Data to use ::
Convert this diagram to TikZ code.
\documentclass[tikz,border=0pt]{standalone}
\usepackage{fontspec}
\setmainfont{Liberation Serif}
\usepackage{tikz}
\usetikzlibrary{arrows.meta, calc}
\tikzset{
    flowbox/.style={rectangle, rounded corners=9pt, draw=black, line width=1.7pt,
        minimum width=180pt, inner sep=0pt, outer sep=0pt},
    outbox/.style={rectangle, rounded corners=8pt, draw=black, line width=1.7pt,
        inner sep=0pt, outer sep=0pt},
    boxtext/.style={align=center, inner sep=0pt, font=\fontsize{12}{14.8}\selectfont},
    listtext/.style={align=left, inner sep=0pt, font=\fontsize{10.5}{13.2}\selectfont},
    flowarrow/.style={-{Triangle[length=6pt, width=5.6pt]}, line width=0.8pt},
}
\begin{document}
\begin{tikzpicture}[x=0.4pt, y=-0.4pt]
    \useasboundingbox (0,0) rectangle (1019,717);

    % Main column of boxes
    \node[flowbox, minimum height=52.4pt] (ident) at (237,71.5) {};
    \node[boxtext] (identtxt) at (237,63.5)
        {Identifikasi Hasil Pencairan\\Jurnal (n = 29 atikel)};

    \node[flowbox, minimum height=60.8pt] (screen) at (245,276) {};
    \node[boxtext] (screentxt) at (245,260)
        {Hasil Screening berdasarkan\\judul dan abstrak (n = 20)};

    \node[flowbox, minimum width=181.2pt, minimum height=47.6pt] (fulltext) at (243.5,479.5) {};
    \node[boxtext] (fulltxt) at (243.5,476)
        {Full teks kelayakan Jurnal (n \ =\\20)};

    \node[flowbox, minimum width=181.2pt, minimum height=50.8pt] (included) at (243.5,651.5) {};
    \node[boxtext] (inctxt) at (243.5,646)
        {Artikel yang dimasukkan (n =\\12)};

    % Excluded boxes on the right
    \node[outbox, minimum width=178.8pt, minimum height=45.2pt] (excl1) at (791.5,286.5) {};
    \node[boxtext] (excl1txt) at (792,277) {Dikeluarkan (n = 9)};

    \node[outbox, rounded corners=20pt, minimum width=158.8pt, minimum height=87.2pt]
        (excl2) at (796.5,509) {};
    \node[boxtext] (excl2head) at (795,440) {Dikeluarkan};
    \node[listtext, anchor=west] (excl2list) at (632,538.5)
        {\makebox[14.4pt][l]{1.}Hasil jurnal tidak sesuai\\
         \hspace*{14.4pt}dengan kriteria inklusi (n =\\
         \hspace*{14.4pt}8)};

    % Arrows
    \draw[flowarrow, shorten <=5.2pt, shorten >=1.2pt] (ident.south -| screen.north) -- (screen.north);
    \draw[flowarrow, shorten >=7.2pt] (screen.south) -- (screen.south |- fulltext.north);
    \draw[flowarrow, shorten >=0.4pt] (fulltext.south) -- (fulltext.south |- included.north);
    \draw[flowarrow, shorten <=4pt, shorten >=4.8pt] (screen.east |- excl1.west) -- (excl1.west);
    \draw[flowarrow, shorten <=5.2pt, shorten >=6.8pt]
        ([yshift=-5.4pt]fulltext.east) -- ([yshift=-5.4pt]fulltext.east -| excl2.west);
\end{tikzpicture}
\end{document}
==
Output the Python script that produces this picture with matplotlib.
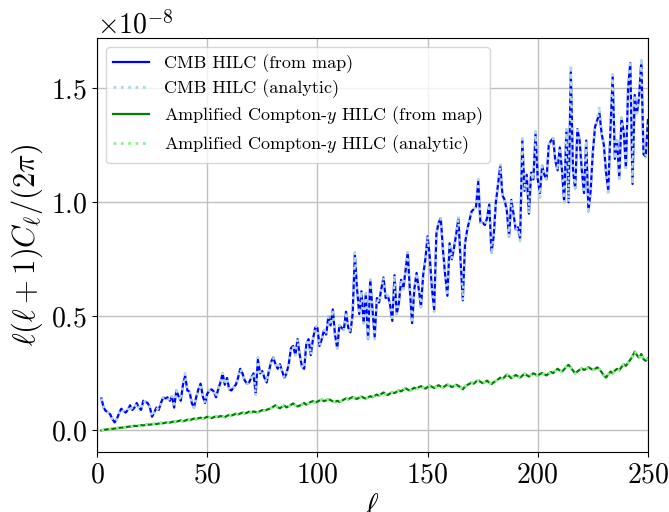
---
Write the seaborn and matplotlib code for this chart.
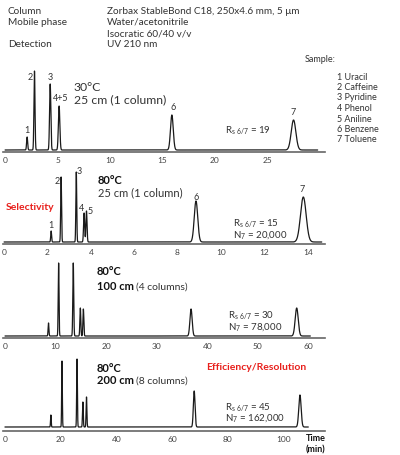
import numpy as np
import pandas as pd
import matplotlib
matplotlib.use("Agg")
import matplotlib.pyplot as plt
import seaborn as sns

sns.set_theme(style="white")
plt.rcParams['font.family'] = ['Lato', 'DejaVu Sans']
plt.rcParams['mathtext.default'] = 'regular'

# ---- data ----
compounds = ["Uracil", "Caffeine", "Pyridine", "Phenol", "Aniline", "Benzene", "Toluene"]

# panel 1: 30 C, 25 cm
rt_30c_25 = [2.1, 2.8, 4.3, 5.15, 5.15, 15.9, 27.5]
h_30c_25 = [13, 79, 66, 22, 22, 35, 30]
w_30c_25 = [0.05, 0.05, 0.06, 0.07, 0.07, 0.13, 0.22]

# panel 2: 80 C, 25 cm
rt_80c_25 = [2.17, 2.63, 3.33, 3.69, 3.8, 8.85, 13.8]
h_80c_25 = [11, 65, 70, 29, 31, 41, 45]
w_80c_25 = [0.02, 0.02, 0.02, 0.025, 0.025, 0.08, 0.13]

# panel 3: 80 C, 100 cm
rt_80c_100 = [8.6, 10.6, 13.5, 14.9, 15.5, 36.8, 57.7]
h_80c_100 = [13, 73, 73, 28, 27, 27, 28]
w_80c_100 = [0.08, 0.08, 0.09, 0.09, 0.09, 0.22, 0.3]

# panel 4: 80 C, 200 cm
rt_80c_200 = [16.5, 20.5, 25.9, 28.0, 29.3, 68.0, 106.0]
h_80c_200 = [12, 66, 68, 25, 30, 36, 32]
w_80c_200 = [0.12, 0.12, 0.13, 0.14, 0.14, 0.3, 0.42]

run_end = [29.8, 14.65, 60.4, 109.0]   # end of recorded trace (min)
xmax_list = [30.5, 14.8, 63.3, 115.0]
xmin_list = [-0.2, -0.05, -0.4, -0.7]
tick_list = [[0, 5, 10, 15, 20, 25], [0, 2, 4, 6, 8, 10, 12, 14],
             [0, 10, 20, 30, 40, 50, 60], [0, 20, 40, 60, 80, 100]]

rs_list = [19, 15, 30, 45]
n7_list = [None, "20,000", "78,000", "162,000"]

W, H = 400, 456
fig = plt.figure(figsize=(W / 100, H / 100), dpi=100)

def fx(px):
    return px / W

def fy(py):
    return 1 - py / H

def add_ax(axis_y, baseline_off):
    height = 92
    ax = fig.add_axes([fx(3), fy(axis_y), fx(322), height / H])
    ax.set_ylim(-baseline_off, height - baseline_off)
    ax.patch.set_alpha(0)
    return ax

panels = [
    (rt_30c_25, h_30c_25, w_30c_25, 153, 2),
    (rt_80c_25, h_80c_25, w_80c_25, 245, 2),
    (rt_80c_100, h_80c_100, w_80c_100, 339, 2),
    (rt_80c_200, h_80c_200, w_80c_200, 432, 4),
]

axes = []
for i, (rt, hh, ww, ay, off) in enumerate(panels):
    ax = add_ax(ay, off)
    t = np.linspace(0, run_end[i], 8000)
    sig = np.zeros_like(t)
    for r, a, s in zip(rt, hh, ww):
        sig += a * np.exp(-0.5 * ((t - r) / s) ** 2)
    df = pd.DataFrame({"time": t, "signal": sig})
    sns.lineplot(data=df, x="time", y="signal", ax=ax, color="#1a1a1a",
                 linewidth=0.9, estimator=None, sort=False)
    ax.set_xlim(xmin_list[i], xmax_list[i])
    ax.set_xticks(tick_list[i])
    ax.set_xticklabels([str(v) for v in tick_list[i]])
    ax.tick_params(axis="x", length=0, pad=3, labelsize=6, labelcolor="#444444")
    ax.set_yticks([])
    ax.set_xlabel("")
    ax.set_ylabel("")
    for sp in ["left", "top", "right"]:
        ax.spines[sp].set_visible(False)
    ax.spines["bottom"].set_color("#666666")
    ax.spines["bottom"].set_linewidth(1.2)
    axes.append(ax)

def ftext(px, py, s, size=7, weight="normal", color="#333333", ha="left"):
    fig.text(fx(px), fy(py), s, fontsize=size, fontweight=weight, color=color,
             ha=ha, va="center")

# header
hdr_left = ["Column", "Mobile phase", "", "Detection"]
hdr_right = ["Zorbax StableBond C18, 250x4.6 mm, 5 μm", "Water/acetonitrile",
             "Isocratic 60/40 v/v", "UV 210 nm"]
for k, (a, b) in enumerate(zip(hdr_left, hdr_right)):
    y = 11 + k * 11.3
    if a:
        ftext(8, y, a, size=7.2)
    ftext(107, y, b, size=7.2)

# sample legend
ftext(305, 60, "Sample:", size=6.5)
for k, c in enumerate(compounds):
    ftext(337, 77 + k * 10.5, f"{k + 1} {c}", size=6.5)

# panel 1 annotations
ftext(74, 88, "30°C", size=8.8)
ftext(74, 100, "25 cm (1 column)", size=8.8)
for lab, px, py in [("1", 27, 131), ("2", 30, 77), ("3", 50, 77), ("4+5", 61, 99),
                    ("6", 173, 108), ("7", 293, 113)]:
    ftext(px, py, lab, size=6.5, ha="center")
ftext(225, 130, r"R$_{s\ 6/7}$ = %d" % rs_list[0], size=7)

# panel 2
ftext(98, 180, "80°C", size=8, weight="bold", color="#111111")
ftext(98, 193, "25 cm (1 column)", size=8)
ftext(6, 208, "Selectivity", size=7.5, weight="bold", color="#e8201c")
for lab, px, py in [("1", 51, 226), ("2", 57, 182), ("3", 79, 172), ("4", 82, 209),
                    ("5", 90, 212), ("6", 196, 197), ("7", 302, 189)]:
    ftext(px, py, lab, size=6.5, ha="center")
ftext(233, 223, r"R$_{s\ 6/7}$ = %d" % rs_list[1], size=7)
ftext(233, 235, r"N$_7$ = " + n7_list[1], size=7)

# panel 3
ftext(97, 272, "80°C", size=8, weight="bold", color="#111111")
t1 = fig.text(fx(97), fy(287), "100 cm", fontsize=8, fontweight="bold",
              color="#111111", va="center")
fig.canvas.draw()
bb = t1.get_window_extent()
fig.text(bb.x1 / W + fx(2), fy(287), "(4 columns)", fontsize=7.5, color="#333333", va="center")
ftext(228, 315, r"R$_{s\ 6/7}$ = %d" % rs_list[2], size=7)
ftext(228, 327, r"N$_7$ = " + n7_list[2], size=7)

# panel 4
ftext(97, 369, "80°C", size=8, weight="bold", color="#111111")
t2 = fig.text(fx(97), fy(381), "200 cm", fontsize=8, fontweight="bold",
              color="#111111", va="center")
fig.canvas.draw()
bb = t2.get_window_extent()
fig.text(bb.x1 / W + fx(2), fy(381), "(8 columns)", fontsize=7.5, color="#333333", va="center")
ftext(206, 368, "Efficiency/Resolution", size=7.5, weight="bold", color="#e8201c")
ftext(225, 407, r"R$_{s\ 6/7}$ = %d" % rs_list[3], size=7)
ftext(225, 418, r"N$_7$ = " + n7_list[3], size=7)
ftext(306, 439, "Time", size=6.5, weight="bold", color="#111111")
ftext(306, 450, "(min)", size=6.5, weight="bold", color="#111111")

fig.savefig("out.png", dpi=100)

Given instruction ::
Each line containing the word "matplotlib" counts once; say how many such lines there are, giving only the number.

The answer ::
5